Ambani vs Ambani, Tata vs Birla, Ambani vs Mittal, the fights came in all permutations and combinations, making 2007 arguably the most happening as well as a tumultuous period for the Indian industry that stamped its authority overseas with about 250 acquisitions worth over 32 billion dollars.
The Tatas acquired Anglo-Dutch steel giant Corus, Essar walked away with Canada's Algoma, Birla's conquered mining giant Novelis, Mallya took a swig of Scottish whisky major Whyte & Mackay.
The global expansion too was not void of fights be it between an Indian and foreign entity or among the domestic giants such as Tatas and Mahindras, who are still slugging it out for acquiring US auto giant Ford's British brands Land Rover and Jaguar.

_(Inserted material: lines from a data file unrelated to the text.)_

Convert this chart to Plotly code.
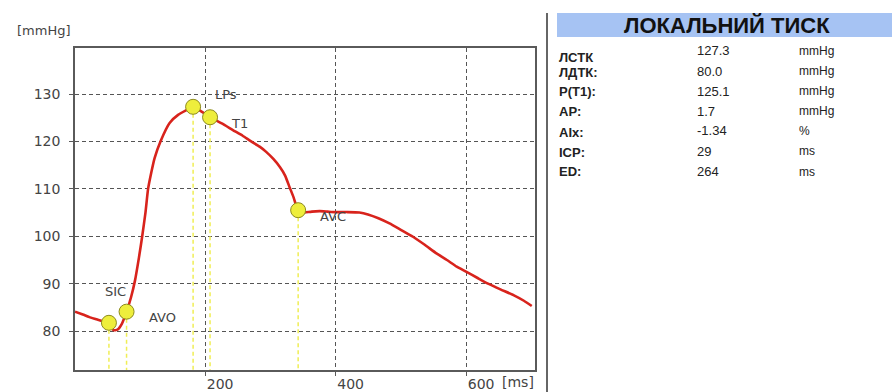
import plotly.graph_objects as go

# Local pressure waveform (ms, mmHg)
time_ms = [0, 12, 23, 35, 45, 52, 59, 65, 72, 79, 86, 92, 98, 103, 108, 112, 117, 122, 131,
           145, 158, 171, 181, 194, 207, 225, 242, 257, 270, 283, 293, 304, 314, 322, 329,
           335, 339, 342, 346, 352, 363, 375, 387, 398, 418, 436, 449, 465, 482, 500, 518,
           536, 554, 570, 585, 600, 617, 633, 652, 672, 688, 700]
pressure = [84.1, 83.5, 82.9, 82.4, 82.0, 81.75, 80.2, 80.3, 81.6, 84.1, 87.2, 90.7, 95.5,
            100.0, 105.0, 110.0, 113.5, 116.5, 120.0, 123.9, 125.6, 126.6, 127.3, 126.3,
            125.1, 123.8, 122.4, 121.2, 120.0, 118.9, 117.8, 116.3, 114.6, 112.8, 110.3,
            108.2, 106.4, 105.5, 105.0, 105.0, 105.2, 105.3, 105.2, 105.1, 105.1, 105.0,
            104.6, 103.8, 102.7, 101.3, 99.9, 98.2, 96.4, 95.0, 93.6, 92.5, 91.2, 90.0,
            88.8, 87.6, 86.4, 85.3]

# Characteristic points on the waveform
point_names = ["SIC", "AVO", "LPs", "T1", "AVC"]
point_t = [52, 79, 181, 207, 342]
point_p = [81.75, 84.1, 127.3, 125.1, 105.5]
label_shift = [(7, 31), (20, -6), (20, 12), (19, -6), (20, -6)]
label_anchor = ["center", "left", "left", "left", "left"]

x_ticks = [200, 400, 600]
y_ticks = [80, 90, 100, 110, 120, 130]
x_range = [0, 705]
y_range = [71.8, 139.7]

# Summary table
param_names = ["ЛСТК", "ЛДТК:", "P(T1):", "AP:", "AIx:", "ICP:", "ED:"]
param_values = ["127.3", "80.0", "125.1", "1.7", "-1.34", "29", "264"]
param_units = ["mmHg", "mmHg", "mmHg", "mmHg", "%", "ms", "ms"]
name_rows_px = [57, 72, 91, 111, 132, 152, 172]
value_rows_px = [51, 71, 91, 111, 131, 151, 172]

W, H = 892, 392
PX0, PX1, PY0, PY1 = 75, 535, 48, 370

fig = go.Figure()

# drop lines from each point to the bottom of the plot
for t, p in zip(point_t, point_p):
    fig.add_trace(go.Scatter(x=[t, t], y=[p, y_range[0]], mode="lines",
                             line=dict(color="#f0ee55", width=1.5, dash="4px,3px"),
                             hoverinfo="skip", showlegend=False))

fig.add_trace(go.Scatter(x=time_ms, y=pressure, mode="lines",
                         line=dict(color="#d8231c", width=2.6, shape="spline", smoothing=0.5),
                         showlegend=False))

fig.add_trace(go.Scatter(x=point_t, y=point_p, mode="markers",
                         marker=dict(size=15, color="#eeee3c", line=dict(color="#8c8a1e", width=1)),
                         showlegend=False))

lab_font = dict(family="DejaVu Sans", size=13, color="#444444")
for name, t, p, (dx, dy), anc in zip(point_names, point_t, point_p, label_shift, label_anchor):
    fig.add_annotation(x=t, y=p, xref="x", yref="y", text=name, showarrow=False,
                       xanchor=anc, yanchor="middle",
                       xshift=dx, yshift=dy, font=lab_font)

grid = dict(showgrid=True, gridcolor="#555555", gridwidth=1, griddash="4px,3px",
            showline=True, linecolor="#5a5a5a", linewidth=1.5, mirror=True,
            zeroline=False, ticks="outside", ticklen=4, tickcolor="#5a5a5a",
            tickfont=dict(family="DejaVu Sans", size=14, color="#444444"))

fig.update_xaxes(range=x_range, tickvals=x_ticks, ticktext=[str(v) for v in x_ticks],
                 domain=[PX0 / W, PX1 / W], ticklabelposition="outside right", **grid)
fig.update_yaxes(range=y_range, tickvals=y_ticks, ticktext=[str(v) for v in y_ticks],
                 domain=[1 - PY1 / H, 1 - PY0 / H], ticklabelstandoff=6, **grid)

# axis unit labels
fig.add_annotation(x=15 / W, y=1 - 30 / H, xref="paper", yref="paper", text="[mmHg]",
                   showarrow=False, xanchor="left", yanchor="middle",
                   font=dict(family="DejaVu Sans", size=13, color="#444444"))
fig.add_annotation(x=500 / W, y=1 - 382 / H, xref="paper", yref="paper", text="[ms]",
                   showarrow=False, xanchor="left", yanchor="middle",
                   font=dict(family="DejaVu Sans", size=14, color="#444444"))

# right-hand panel: separator, header band, parameters
fig.add_shape(type="line", xref="paper", yref="paper", x0=547 / W, x1=547 / W,
              y0=0, y1=1 - 13 / H, line=dict(color="#666666", width=2))
fig.add_shape(type="rect", xref="paper", yref="paper", x0=557 / W, x1=1,
              y0=1 - 37 / H, y1=1 - 13 / H, fillcolor="#a6c3f3", line=dict(width=0))
fig.add_annotation(x=727 / W, y=1 - 25 / H, xref="paper", yref="paper",
                   text="<b>ЛОКАЛЬНИЙ ТИСК</b>", showarrow=False,
                   xanchor="center", yanchor="middle",
                   font=dict(family="Liberation Sans", size=22, color="#111111"))

tab_font = dict(family="Liberation Sans", size=13, color="#222222")
unit_font = dict(family="Liberation Sans", size=12, color="#222222")
for name, val, unit, ny, vy in zip(param_names, param_values, param_units,
                                   name_rows_px, value_rows_px):
    fig.add_annotation(x=557 / W, y=1 - ny / H, xref="paper", yref="paper",
                       text=f"<b>{name}</b>", showarrow=False, xanchor="left",
                       yanchor="middle", font=tab_font)
    fig.add_annotation(x=695 / W, y=1 - vy / H, xref="paper", yref="paper",
                       text=val, showarrow=False, xanchor="left",
                       yanchor="middle", font=tab_font)
    fig.add_annotation(x=797 / W, y=1 - vy / H, xref="paper", yref="paper",
                       text=unit, showarrow=False, xanchor="left",
                       yanchor="middle", font=unit_font)

fig.update_layout(width=W, height=H, margin=dict(l=0, r=0, t=0, b=0),
                  paper_bgcolor="white", plot_bgcolor="white")

fig.write_html("out.html")
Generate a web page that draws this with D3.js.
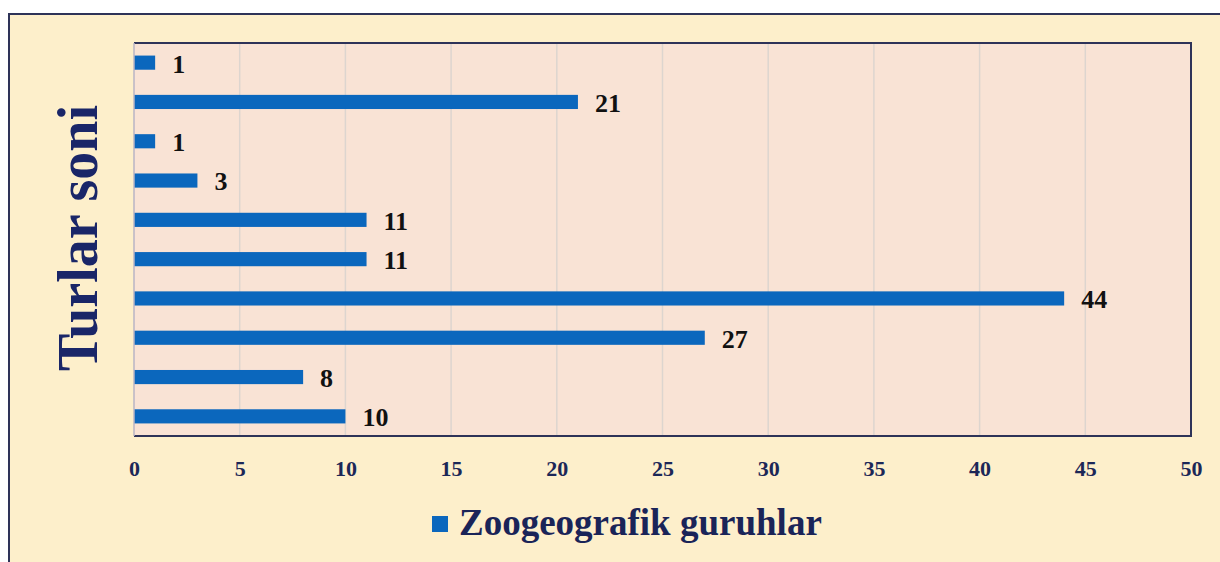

The resurgence of Indian industry comes on the back of uncanny skill shown by the corporate world to make money, possibly faster than others in the world. The size of Indian bourses, one of the fastest growing markets, more than doubled since January 2007 with market capitalisation of all the listed entities booming to over 1.7 trillion dollars from just over 800 billion dollars.
This, coupled with a huge domestic market, which the global players perceived as under-tapped, prompted an increasing flow of foreign direct investment (estimated at 15 billion dollars), global equity and debt funds as also a greater number of MNCs charting out India strategy.